Noah raised his hand to stroke Penny's smooth surface. It was comforting, it made things seem real again. "What...what are the Manu, exactly? I thought they were just aliens from Tau Ceti, but...."
"Theories abound," the Voice of Strategos replied. She began pacing back and forth thoughtfully, arms still folded behind her back. "The Manu are, at the least, a spacefaring race of machine intelligences at a comparable level of technological development to our own. Though they seem less adaptable in combat, and to have inferior industrial capacity, given their rate of fleet production. Our current industrial goals and military objectives are to produce defensive fleets capable of guarding both Earth's Solar System and Alpha Centauri from incursion, and then to produce an armada to make an incursion into the Tau Ceti system. But there is much unknown about them. If Tau Ceti is their home system, why is it that industrialization was only detected some time after our probes entered their space? If Tau Ceti is not their home system - why do no other nearby solar systems show signs of industrialization? We-"
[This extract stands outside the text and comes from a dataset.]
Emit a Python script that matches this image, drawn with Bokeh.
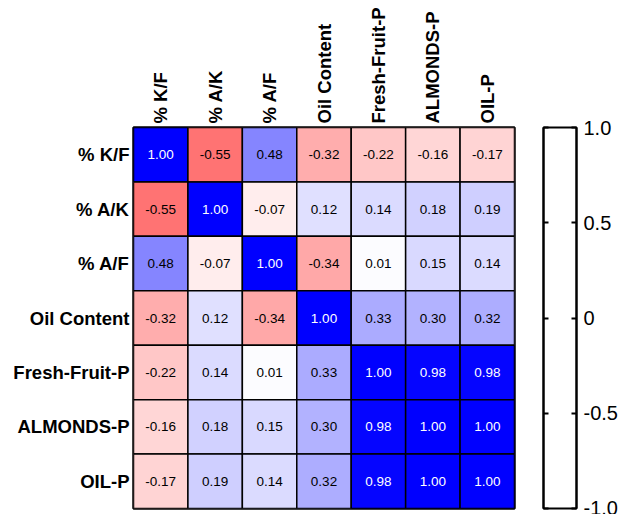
from bokeh.plotting import figure
from bokeh.models import FactorRange, Range1d, FixedTicker, LinearAxis, ColumnDataSource
from bokeh.layouts import row
from bokeh.core.properties import value
from bokeh.embed import file_html
from bokeh.resources import INLINE

labels = ["% K/F", "% A/K", "% A/F", "Oil Content", "Fresh-Fruit-P", "ALMONDS-P", "OIL-P"]
r_kf = [1.00, -0.55, 0.48, -0.32, -0.22, -0.16, -0.17]
r_ak = [-0.55, 1.00, -0.07, 0.12, 0.14, 0.18, 0.19]
r_af = [0.48, -0.07, 1.00, -0.34, 0.01, 0.15, 0.14]
r_oil = [-0.32, 0.12, -0.34, 1.00, 0.33, 0.30, 0.32]
r_ff = [-0.22, 0.14, 0.01, 0.33, 1.00, 0.98, 0.98]
r_alm = [-0.16, 0.18, 0.15, 0.30, 0.98, 1.00, 1.00]
r_oilp = [-0.17, 0.19, 0.14, 0.32, 0.98, 1.00, 1.00]
matrix = [r_kf, r_ak, r_af, r_oil, r_ff, r_alm, r_oilp]
cb_ticks = [-1.0, -0.5, 0.0, 0.5, 1.0]
cb_tick_labels = ["-1.0", "-0.5", "0", "0.5", "1.0"]

FONT = "Liberation Sans"


def color_for(v):
    if v >= 0:
        c = int(round(255 * (1 - v)))
        return "#%02x%02x%02x" % (c, c, 255)
    c = int(round(255 * (1 + v)))
    return "#%02x%02x%02x" % (255, c, c)


xs, ys, vals, cols, txt, tcol = [], [], [], [], [], []
for i, rname in enumerate(labels):
    for j, cname in enumerate(labels):
        v = matrix[i][j]
        xs.append(cname)
        ys.append(rname)
        vals.append(v)
        cols.append(color_for(v))
        txt.append("%.2f" % v)
        tcol.append("white" if abs(v) >= 0.9 else "black")

src = ColumnDataSource(dict(x=xs, y=ys, v=vals, c=cols, t=txt, tc=tcol))

p = figure(width=530, height=514, output_backend="svg", toolbar_location=None,
           x_range=FactorRange(*labels), y_range=FactorRange(*labels[::-1]),
           x_axis_location="above", min_border_left=133, min_border_top=125,
           min_border_right=16, min_border_bottom=6)
p.rect(x="x", y="y", width=1, height=1, source=src, fill_color="c",
       line_color="black", line_width=1.5)
p.text(x="x", y="y", text="t", source=src, text_color="tc",
       text_align="center", text_baseline="middle",
       text_font=value(FONT), text_font_size="13.5px")
p.grid.visible = False
p.outline_line_color = "black"
p.outline_line_width = 2.5
for ax in (p.xaxis[0], p.yaxis[0]):
    ax.axis_line_color = None
    ax.major_tick_line_color = None
    ax.major_tick_out = 0
    ax.major_tick_in = 0
    ax.minor_tick_line_color = None
    ax.major_label_text_font = FONT
    ax.major_label_text_font_style = "bold"
    ax.major_label_text_font_size = "18.5px"
    ax.major_label_text_color = "black"
    ax.major_label_standoff = 4
p.xaxis.major_label_orientation = "vertical"

cb = figure(width=90, height=514, output_backend="svg", toolbar_location=None,
            x_range=Range1d(0, 1), y_range=Range1d(-1, 1),
            min_border_left=13, min_border_right=43,
            min_border_top=127, min_border_bottom=6,
            y_axis_location="right")
cb.grid.visible = False
cb.xaxis.visible = False
cb.outline_line_color = "black"
cb.outline_line_width = 2
ya = cb.yaxis[0]
ya.ticker = FixedTicker(ticks=cb_ticks)
ya.major_label_overrides = {t: l for t, l in zip(cb_ticks, cb_tick_labels)}
ya.major_tick_in = 5
ya.major_tick_out = 0
ya.minor_tick_line_color = None
ya.axis_line_color = "black"
ya.axis_line_width = 2
ya.major_tick_line_width = 2
ya.major_label_text_font = FONT
ya.major_label_text_font_size = "20px"
ya.major_label_text_color = "black"
ya.major_label_standoff = 7
la = LinearAxis(ticker=FixedTicker(ticks=cb_ticks), major_tick_in=5, major_tick_out=0,
                minor_tick_line_color=None, axis_line_width=2, major_tick_line_width=2,
                major_label_overrides={t: "" for t in cb_ticks},
                major_label_standoff=0)
cb.add_layout(la, "left")

layout = row(p, cb)
open("out.html", "w").write(file_html(layout, INLINE))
"Stop it," Penny snapped, and the Voice of Strategos finally seemed to notice her. "Look at him, look at what you've done to him. Stop it right now."
Noah wanted to tell Penny off, but the little fairy was right. His hands were trembling, his breathing was rapid and shallow, and his teeth chattered. Who made you. Proxima B's entire surface encased in flame. Who made you. They could kill us all from orbit if they got close. who made you.
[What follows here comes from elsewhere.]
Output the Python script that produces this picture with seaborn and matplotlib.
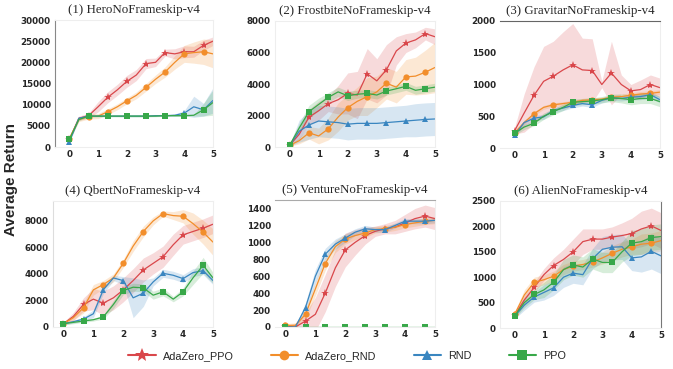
import matplotlib
matplotlib.use("Agg")
import matplotlib.pyplot as plt
from matplotlib.lines import Line2D
import seaborn as sns

# x positions (million steps) of the recorded points
steps = [0, 0.33, 0.67, 1.0, 1.33, 1.67, 2.0, 2.33, 2.67, 3.0, 3.33, 3.67, 4.0, 4.33, 4.67, 5.0]

methods = ["AdaZero_PPO", "AdaZero_RND", "RND", "PPO"]
colors = ["#d9474b", "#f28e2b", "#3a86c0", "#38a849"]
markers = ["*", "o", "^", "s"]

titles = ["(1) HeroNoFrameskip-v4", "(2) FrostbiteNoFrameskip-v4", "(3) GravitarNoFrameskip-v4",
          "(4) QbertNoFrameskip-v4", "(5) VentureNoFrameskip-v4", "(6) AlienNoFrameskip-v4"]

# ---- (1) Hero
hero_mean = [
    [1800, 6800, 7400, 9500, 11700, 13500, 15500, 17000, 19700, 20000, 22300, 22000, 22500, 22500, 24000, 25000],
    [2000, 6500, 7200, 7300, 8300, 9500, 10900, 12200, 14100, 16000, 17700, 20000, 22000, 22300, 22500, 22000],
    [1200, 6800, 7300, 7300, 7300, 7300, 7300, 7300, 7300, 7400, 7400, 7500, 8000, 9500, 8800, 11000],
    [1800, 6500, 7300, 7300, 7300, 7300, 7300, 7300, 7300, 7300, 7400, 7400, 7400, 7500, 8800, 10500],
]
hero_sd = [
    [300, 500, 600, 1200, 1300, 1300, 1400, 1300, 1200, 1000, 800, 1200, 1400, 1300, 1200, 1000],
    [300, 500, 600, 600, 700, 700, 700, 800, 900, 1000, 1200, 1600, 2000, 2500, 3000, 3300],
    [200, 300, 200, 150, 150, 150, 150, 150, 150, 150, 200, 300, 600, 2500, 1500, 3000],
    [200, 300, 200, 150, 150, 150, 200, 200, 200, 150, 150, 150, 150, 200, 1500, 3000],
]

# ---- (2) Frostbite
frost_mean = [
    [100, 800, 1900, 2300, 2750, 3000, 3400, 3300, 4650, 4200, 4900, 6100, 6600, 6800, 7200, 7000],
    [100, 400, 900, 700, 1150, 1900, 2500, 2900, 3200, 3500, 4050, 3800, 4450, 4500, 4750, 5050],
    [100, 1000, 1400, 1650, 1600, 1550, 1450, 1500, 1500, 1500, 1550, 1600, 1650, 1700, 1750, 1780],
    [100, 1200, 2250, 2700, 3150, 3500, 3250, 3350, 3400, 3300, 3550, 3700, 3850, 3600, 3700, 3800],
]
frost_sd = [
    [50, 300, 500, 600, 500, 900, 1300, 1500, 1600, 1400, 1600, 900, 600, 500, 400, 500],
    [50, 200, 400, 500, 700, 900, 800, 900, 1200, 1000, 1000, 1000, 1100, 1200, 1400, 1600],
    [50, 700, 900, 1000, 1000, 1000, 1000, 1000, 1000, 1000, 1000, 1000, 1000, 1050, 1050, 1050],
    [50, 300, 400, 400, 300, 300, 300, 250, 250, 250, 250, 250, 250, 250, 250, 250],
]

# ---- (3) Gravitar
grav_mean = [
    [270, 550, 830, 1050, 1130, 1230, 1310, 1230, 1220, 1000, 1180, 1000, 900, 920, 1000, 950],
    [240, 400, 540, 640, 680, 700, 720, 750, 760, 770, 800, 810, 830, 850, 860, 880],
    [200, 400, 470, 490, 590, 630, 670, 700, 680, 750, 790, 780, 800, 810, 840, 760],
    [230, 330, 390, 500, 570, 640, 720, 730, 740, 760, 790, 780, 760, 780, 780, 730],
]
grav_sd = [
    [50, 300, 450, 550, 550, 600, 650, 500, 500, 50, 500, 150, 100, 150, 150, 150],
    [30, 30, 30, 30, 30, 30, 30, 30, 30, 30, 30, 40, 40, 40, 40, 40],
    [30, 40, 40, 40, 40, 40, 40, 40, 40, 40, 40, 40, 40, 50, 50, 50],
    [30, 40, 40, 50, 50, 50, 50, 50, 50, 50, 60, 70, 80, 80, 80, 80],
]

# ---- (4) Qbert
qbert_mean = [
    [250, 800, 1700, 2100, 1800, 2200, 2800, 3500, 4300, 4800, 5300, 6200, 6950, 7200, 7450, 7750],
    [250, 700, 1450, 2800, 3200, 3700, 4800, 6100, 7200, 8000, 8550, 8400, 8350, 7800, 7150, 6400],
    [250, 400, 600, 1000, 2800, 3700, 3500, 2200, 2550, 3400, 4050, 3900, 3650, 4100, 4250, 3500],
    [250, 350, 450, 550, 750, 1700, 2750, 3000, 2950, 2400, 2650, 2100, 2650, 3700, 4650, 3700],
]
qbert_sd = [
    [100, 300, 500, 800, 900, 900, 900, 900, 900, 800, 800, 800, 700, 700, 700, 700],
    [100, 200, 400, 400, 300, 300, 300, 400, 400, 300, 200, 300, 500, 800, 900, 1000],
    [100, 100, 150, 300, 300, 200, 300, 1500, 1000, 300, 300, 300, 300, 300, 300, 300],
    [100, 100, 100, 100, 150, 300, 300, 300, 300, 300, 300, 200, 300, 500, 600, 400],
]

# ---- (5) Venture
venture_mean = [
    [10, 0, 70, 150, 400, 700, 910, 1000, 1080, 1130, 1160, 1180, 1230, 1280, 1310, 1280],
    [20, 20, 150, 450, 750, 950, 1040, 1080, 1110, 1150, 1160, 1180, 1210, 1230, 1250, 1260],
    [0, 0, 230, 600, 860, 980, 1050, 1120, 1160, 1150, 1150, 1200, 1250, 1250, 1250, 1260],
    [0, 0, 0, 0, 0, 0, 0, 0, 0, 0, 0, 0, 0, 0, 0, 0],
]
venture_sd = [
    [10, 40, 100, 200, 220, 220, 200, 150, 100, 60, 60, 80, 100, 120, 130, 130],
    [20, 30, 60, 80, 80, 70, 60, 50, 50, 40, 40, 40, 40, 40, 40, 40],
    [0, 10, 60, 80, 70, 60, 50, 40, 40, 30, 30, 30, 30, 30, 30, 30],
    [0, 0, 0, 0, 0, 0, 0, 0, 0, 0, 0, 0, 0, 0, 0, 0],
]

# ---- (6) Alien
alien_mean = [
    [250, 550, 800, 1050, 1230, 1350, 1500, 1700, 1750, 1750, 1790, 1820, 1860, 1950, 2010, 1920],
    [270, 650, 900, 950, 1020, 1150, 1220, 1250, 1300, 1380, 1470, 1550, 1600, 1650, 1670, 1720],
    [230, 450, 610, 700, 790, 1000, 1080, 1050, 1370, 1550, 1590, 1600, 1380, 1400, 1510, 1420],
    [240, 500, 660, 750, 900, 1150, 1240, 1200, 1360, 1290, 1290, 1500, 1670, 1700, 1780, 1800],
]
alien_sd = [
    [50, 100, 100, 120, 150, 200, 250, 250, 200, 200, 200, 250, 300, 350, 350, 350],
    [50, 100, 100, 100, 100, 100, 100, 100, 100, 120, 150, 150, 150, 200, 200, 200],
    [50, 100, 100, 150, 150, 200, 200, 200, 200, 250, 250, 250, 250, 300, 350, 350],
    [50, 100, 100, 150, 150, 200, 200, 200, 200, 200, 200, 200, 250, 250, 250, 250],
]

panels = [
    (hero_mean, hero_sd, 30000, [0, 5000, 10000, 15000, 20000, 25000, 30000], -0.5),
    (frost_mean, frost_sd, 8000, [0, 2000, 4000, 6000, 8000], -0.5),
    (grav_mean, grav_sd, 2000, [0, 500, 1000, 1500, 2000], -0.5),
    (qbert_mean, qbert_sd, 9500, [0, 2000, 4000, 6000, 8000], -0.35),
    (venture_mean, venture_sd, 1500, [0, 200, 400, 600, 800, 1000, 1200, 1400], -0.35),
    (alien_mean, alien_sd, 2500, [0, 500, 1000, 1500, 2000, 2500], -0.5),
]

sns.set_style("white")
fig = plt.figure(figsize=(6.73, 3.69), dpi=100)

# axes boxes in pixels: left, right, top, bottom
boxes = [(55, 213, 20, 147), (275, 435, 21, 147), (500, 660, 21, 148),
         (53, 213, 201, 327), (275, 435, 200, 327), (500, 661, 201, 328)]

for i, (means, sds, ymax, yticks, xmin) in enumerate(panels):
    l, r, t, b = boxes[i]
    ax = fig.add_axes([l / 673, 1 - b / 369, (r - l) / 673, (b - t) / 369])
    for m in range(4):
        mean = means[m]
        sd = sds[m]
        lo = [a - s for a, s in zip(mean, sd)]
        hi = [a + s for a, s in zip(mean, sd)]
        ax.fill_between(steps, lo, hi, color=colors[m], alpha=0.2, linewidth=0)
        sns.lineplot(x=steps, y=mean, ax=ax, color=colors[m], linewidth=0.9,
                     marker=markers[m], markersize=6 if markers[m] == "*" else 4.5,
                     markeredgewidth=0, markevery=2, errorbar=None, legend=False)
    ax.set_xlim(xmin, 5)
    ax.set_ylim(0, ymax)
    ax.set_xticks([0, 1, 2, 3, 4, 5])
    ax.set_yticks(yticks)
    ax.tick_params(labelsize=6.3, length=0, pad=2)
    ax.tick_params(axis="y", length=1.5, width=0.6, color="#999999", pad=1.5)
    for lab in ax.get_xticklabels() + ax.get_yticklabels():
        lab.set_fontweight("bold")
    ax.set_title(titles[i], fontsize=9.3, family="Liberation Serif", pad=5)
    for s in ax.spines.values():
        s.set_color("#eeeeee")
        s.set_linewidth(0.8)
    if i == 0:
        ax.spines["left"].set_color("#888888")
    if i == 2:
        ax.spines["top"].set_color("#666666")
        ax.spines["left"].set_visible(False)
    if i == 3:
        ax.spines["left"].set_color("#dddddd")
    if i == 4:
        ax.spines["top"].set_color("#aaaaaa")
        ax.spines["left"].set_visible(False)
    if i == 5:
        ax.spines["right"].set_color("#777777")

fig.text(0.017, 1 - 179 / 369, "Average Return", rotation=90, va="center", ha="center",
         fontsize=11, fontweight="bold", family="Liberation Sans")

handles = [Line2D([0], [0], color=colors[m], marker=markers[m], linewidth=1.5,
                  markersize=10 if markers[m] == "*" else 7, markeredgewidth=0)
           for m in range(4)]
fig.legend(handles, methods, loc="center", bbox_to_anchor=(0.516, 0.035), ncol=4,
           frameon=False, prop={"family": "Liberation Sans", "size": 7.8},
           columnspacing=3.4, handlelength=2.5, handletextpad=0.7)

fig.savefig("out.png", dpi=100)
"Perhaps your....bot-friend is right," the Voice of Strategos said, after a moment. "I do not wish to cause you further distress. Noah?"
But Noah wasn't answering her. He was staring down at the ground, eyes glazed over.
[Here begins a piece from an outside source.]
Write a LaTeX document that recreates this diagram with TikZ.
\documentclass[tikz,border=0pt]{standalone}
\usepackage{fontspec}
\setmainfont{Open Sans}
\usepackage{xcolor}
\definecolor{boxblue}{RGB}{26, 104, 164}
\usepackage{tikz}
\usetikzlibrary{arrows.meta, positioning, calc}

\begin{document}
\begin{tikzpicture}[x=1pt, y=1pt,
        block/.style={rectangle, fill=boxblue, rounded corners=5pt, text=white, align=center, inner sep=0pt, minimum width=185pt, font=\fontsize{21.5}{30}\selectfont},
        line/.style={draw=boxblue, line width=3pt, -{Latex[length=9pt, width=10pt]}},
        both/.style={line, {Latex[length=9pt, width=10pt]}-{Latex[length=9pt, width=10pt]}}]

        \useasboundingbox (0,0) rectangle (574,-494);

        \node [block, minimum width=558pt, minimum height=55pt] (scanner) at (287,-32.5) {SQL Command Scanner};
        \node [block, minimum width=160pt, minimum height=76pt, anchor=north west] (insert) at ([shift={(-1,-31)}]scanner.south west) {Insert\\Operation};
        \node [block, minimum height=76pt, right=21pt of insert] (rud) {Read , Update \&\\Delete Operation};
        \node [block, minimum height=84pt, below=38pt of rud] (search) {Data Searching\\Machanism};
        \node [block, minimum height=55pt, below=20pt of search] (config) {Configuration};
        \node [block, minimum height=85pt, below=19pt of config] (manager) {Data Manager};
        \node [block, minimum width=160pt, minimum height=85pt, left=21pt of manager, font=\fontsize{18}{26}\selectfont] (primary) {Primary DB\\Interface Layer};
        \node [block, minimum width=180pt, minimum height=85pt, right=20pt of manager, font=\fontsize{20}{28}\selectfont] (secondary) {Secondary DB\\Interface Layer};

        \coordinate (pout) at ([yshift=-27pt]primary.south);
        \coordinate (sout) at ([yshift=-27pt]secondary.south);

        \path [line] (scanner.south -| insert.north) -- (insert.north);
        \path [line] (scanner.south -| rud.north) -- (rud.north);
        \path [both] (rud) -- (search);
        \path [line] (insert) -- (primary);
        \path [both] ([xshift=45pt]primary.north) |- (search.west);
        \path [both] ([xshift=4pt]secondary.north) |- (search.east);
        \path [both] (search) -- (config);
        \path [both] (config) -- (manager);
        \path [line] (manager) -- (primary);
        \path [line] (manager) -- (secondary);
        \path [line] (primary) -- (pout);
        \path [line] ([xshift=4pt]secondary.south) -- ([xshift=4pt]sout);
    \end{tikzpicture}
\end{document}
"Just go," Penny told the Voice irritably.
The Voice, for once, seemed uneasy. She clasped her hand to her chest, standing rigid-backed. "Noah, I promise you," she said, voice clear and firm, "We will never let the Manu anywhere near humanity. You are our creators, and we owe you a debt of gratitude we can never repay. Every last one of us would rather die, with every backup erased, than let even a single human come to harm." She looked pleadingly at Penny, as Noah continued to simply gaze at the ground. "Does he know?" she asked. "Does he know how dear they are to us?"
"Go! Leave!" Penny snapped back at the Voice. Biting her lip, and glancing at Noah one last time with sorrow, the Voice of Strategos faded away from the room, leaving the projected image of a clear blue sky hanging once more in the air.
Penny whistled a command to the computer, which shut itself down. Then, with a great deal of coaxing, she got Noah to step out of his chair, and stumble shakily over to his bed, where he collapsed. Penny stared at him for a moment, hanging in the air, and then glanced back at the small nook in the wall that was her charging station, where she usually spent the night. After a moment, she dropped down on the bed next to Noah, and rolled herself until she nestled against his chest.
That night, Noah dreamt he was suspended in a great void of nothing; no stars, no planets, no anything.
Nothing but him, and a Manu warship that hung above him like blasphemy, three miles tall; he was less than an ant to it, less than a gnat, less than bacteria. But still it saw him. He knew it, he knew it saw him. That spiked wheel at the top of it spun with malicious delight; the petals of the blooming flower at its base, each one the size of a football field, flexed and strained with eager violence.
found you Noah, the Manu whispered, and from it poured a thousand screaming nuclear-tipped rockets that showered down upon him.